How can NPL help you?
At NPL we routinely use mathematical modelling techniques to underpin our world-leading expertise in ionising radiation measurements. This gives us a wealth of experience in Monte Carlo simulation codes and finite element calculations, and enables us to offer a combination of modelling and measurement to suit a particular application. Bringing both approaches to bear on a problem allows each to validate the other and provides unmatched confidence in the outcome.
NPL welcomes enquiries regarding consultation or collaboration in problems where modelling may be able to provide a solution. Typical areas include the design of detectors, shielding, or irradiators, and validation/optimisation work for existing designs or facilities.
As the UK’s National Measurement Institute, we are also able to offer high-quality measurements using our state-of-the-art facilities as part of the model validation process, or provide advice on measurement techniques. NPL offers many services based on dosimetry measurements traceable to the UK National Standards.
Monte Carlo modelling
The application of Monte Carlo methods is one of the most important techniques that NPL’s scientists use in calculating the effects of ionising radiation and optimising radiation measurements.
A Monte Carlo calculation provides a realistic simulation of radiation transport, i.e. the scattering and absorption processes undergone by ionising radiation (photons, electrons, neutrons, protons, light ions, etc.) as it passes through different materials and geometries.
We use a wide variety of radiation transport codes, including EGSnrc, GEANT4, FLUKA, MCNP, MCNPX and PTRAN, to model a range of applications across many technical areas. NPL is independent of the providers of these codes so we are able to select the most appropriate code or codes for a particular problem.

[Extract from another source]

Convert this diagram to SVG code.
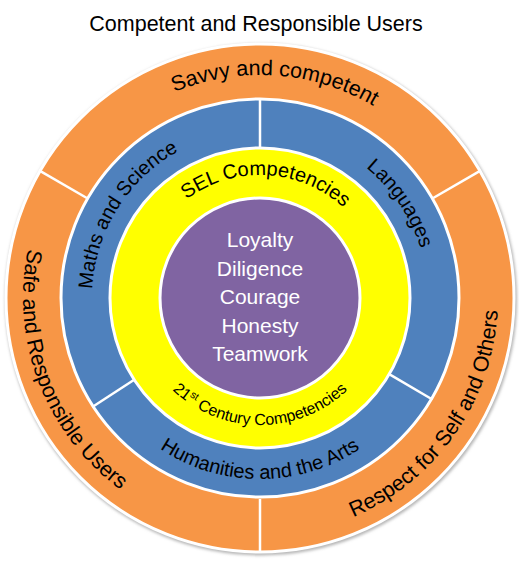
<svg xmlns="http://www.w3.org/2000/svg" width="519" height="563" viewBox="0 0 519 563">
  <defs>
    <style>
      text { font-family: "Liberation Sans", Arial, sans-serif; fill: #000; }
      .title { font-size: 21.5px; }
      .outer { font-size: 21.5px; }
      .mid { font-size: 20px; }
      .sel { font-size: 20px; }
      .small { font-size: 16px; }
      .core { font-size: 21px; fill: #fff; text-anchor: middle; }
      .ring { stroke: #fff; stroke-width: 3; }
      .div { stroke: #fff; stroke-width: 2.5; stroke-linecap: butt; }
    </style>
    <filter id="soft" x="-10%" y="-10%" width="120%" height="120%">
      <feGaussianBlur stdDeviation="1.6"/>
    </filter>
    <!-- baselines for the curved labels, each centred on its label's mid angle -->
    <path id="p-savvy" d="M 43.62 244.05 A 223 223 0 0 1 481.78 274.69" fill="none"/>
    <path id="p-safe" d="M 137.94 94.85 A 237 237 0 0 0 305.22 530.65" fill="none"/>
    <path id="p-respect" d="M 159.42 513.7 A 238 238 0 0 0 428.29 129.71" fill="none"/>
    <path id="p-maths" d="M 147.59 422.85 A 168 168 0 0 1 322.93 142.23" fill="none"/>
    <path id="p-lang" d="M 191.67 144.52 A 168 168 0 0 1 376.7 418.85" fill="none"/>
    <path id="p-hum" d="M 81.75 329.43 A 181 181 0 0 0 438.25 329.43" fill="none"/>
    <path id="p-sel" d="M 140.15 270.33 A 123 123 0 0 1 382.08 283.01" fill="none"/>
    <path id="p-21" d="M 134.93 320.05 A 127 127 0 0 0 385.07 320.05" fill="none"/>
  </defs>

  <rect width="519" height="563" fill="#fff"/>

  <g id="title">
    <text class="title" x="256" y="30.5" text-anchor="middle">Competent and Responsible Users</text>
  </g>

  <!-- outer ring: attitudes -->
  <g id="outer-ring">
    <circle cx="261" cy="299.5" r="256" fill="#b5b5b5" filter="url(#soft)"/>
    <circle class="ring" cx="260" cy="298" r="254" fill="#F79646"/>
    <text class="outer"><textPath href="#p-savvy" startOffset="50%" text-anchor="middle">Savvy and competent</textPath></text>
    <text class="outer"><textPath href="#p-safe" startOffset="50%" text-anchor="middle">Safe and Responsible Users</textPath></text>
    <text class="outer"><textPath href="#p-respect" startOffset="50%" text-anchor="middle">Respect for Self and Others</textPath></text>
  </g>

  <!-- subject ring -->
  <g id="subject-ring">
    <circle class="ring" cx="260" cy="298" r="199" fill="#4F81BD"/>
    <text class="mid"><textPath href="#p-maths" startOffset="50%" text-anchor="middle">Maths and Science</textPath></text>
    <text class="mid"><textPath href="#p-lang" startOffset="50%" text-anchor="middle">Languages</textPath></text>
    <text class="mid"><textPath href="#p-hum" startOffset="50%" text-anchor="middle">Humanities and the Arts</textPath></text>
  </g>

  <!-- competency ring -->
  <g id="competency-ring">
    <circle class="ring" cx="260" cy="298" r="150" fill="#FFFF00"/>
    <text class="sel"><textPath href="#p-sel" startOffset="50%" text-anchor="middle">SEL Competencies</textPath></text>
    <text class="small"><textPath href="#p-21" startOffset="50%" text-anchor="middle">21<tspan font-size="10.5" dy="-6">st</tspan><tspan dy="6"> Century Competencies</tspan></textPath></text>
  </g>

  <!-- core values -->
  <g id="core-values">
    <circle class="ring" cx="260" cy="298" r="100" fill="#8064A2"/>
    <text class="core" x="260" y="247">Loyalty</text>
    <text class="core" x="260" y="275.5">Diligence</text>
    <text class="core" x="260" y="304">Courage</text>
    <text class="core" x="260" y="332.5">Honesty</text>
    <text class="core" x="260" y="361">Teamwork</text>
  </g>

  <!-- segment dividers -->
  <g id="dividers">
    <line class="div" x1="260" y1="499" x2="260" y2="553"/>
    <line class="div" x1="86.8" y1="198" x2="39.5" y2="170.7"/>
    <line class="div" x1="433.2" y1="198" x2="480.5" y2="170.7"/>
    <line class="div" x1="260" y1="149" x2="260" y2="98"/>
    <line class="div" x1="134.2" y1="379.7" x2="92.3" y2="407"/>
    <line class="div" x1="389.2" y1="374.1" x2="432.4" y2="399.5"/>
  </g>
</svg>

Many of the simulations take advantage of the NPL distributed computing grid that makes use of the spare capacity of hundreds of desktop computers across the site. This enables us to carry out, in a matter of hours, simulations that would take days or weeks on a single machine, significantly reducing the turnaround time.
- Radiation shielding design and evaluation to ensure adequate shielding
- Radiotherapy standards and research work for both reference conditions and small-field work, and in geometries such as for brachytherapy, and in molecular radiotherapy.
- Industrial radiation processing such as medical device irradiations with electron beams or gamma-rays from cobalt-60.
- Neutron spectrometer responses to allow the incident neutron spectrum to be deduced from the measured pulse height distribution.
- Neutron dosimeter responses to predict the performance of radiation protection instrumentation in typical workplace fields
- Radioactive waste assays, calculating the response of Germanium detectors to gamma radiation from sources in low-level waste drums
Analytical and numerical modelling
Other modelling techniques also play an essential role. Finite element analysis is used extensively in the design of radiation detectors, for example to model the transfer of heat in calorimeters, or to calculate the electric fields within ion chambers or gas counters.
Training and Conferences
At NPL we are committed to the dissemination of knowledge and technical information. We have hosted many UK Monte Carlo User Group (MCNEG) meetings and international workshops on Monte Carlo codes and training courses on the EGS system.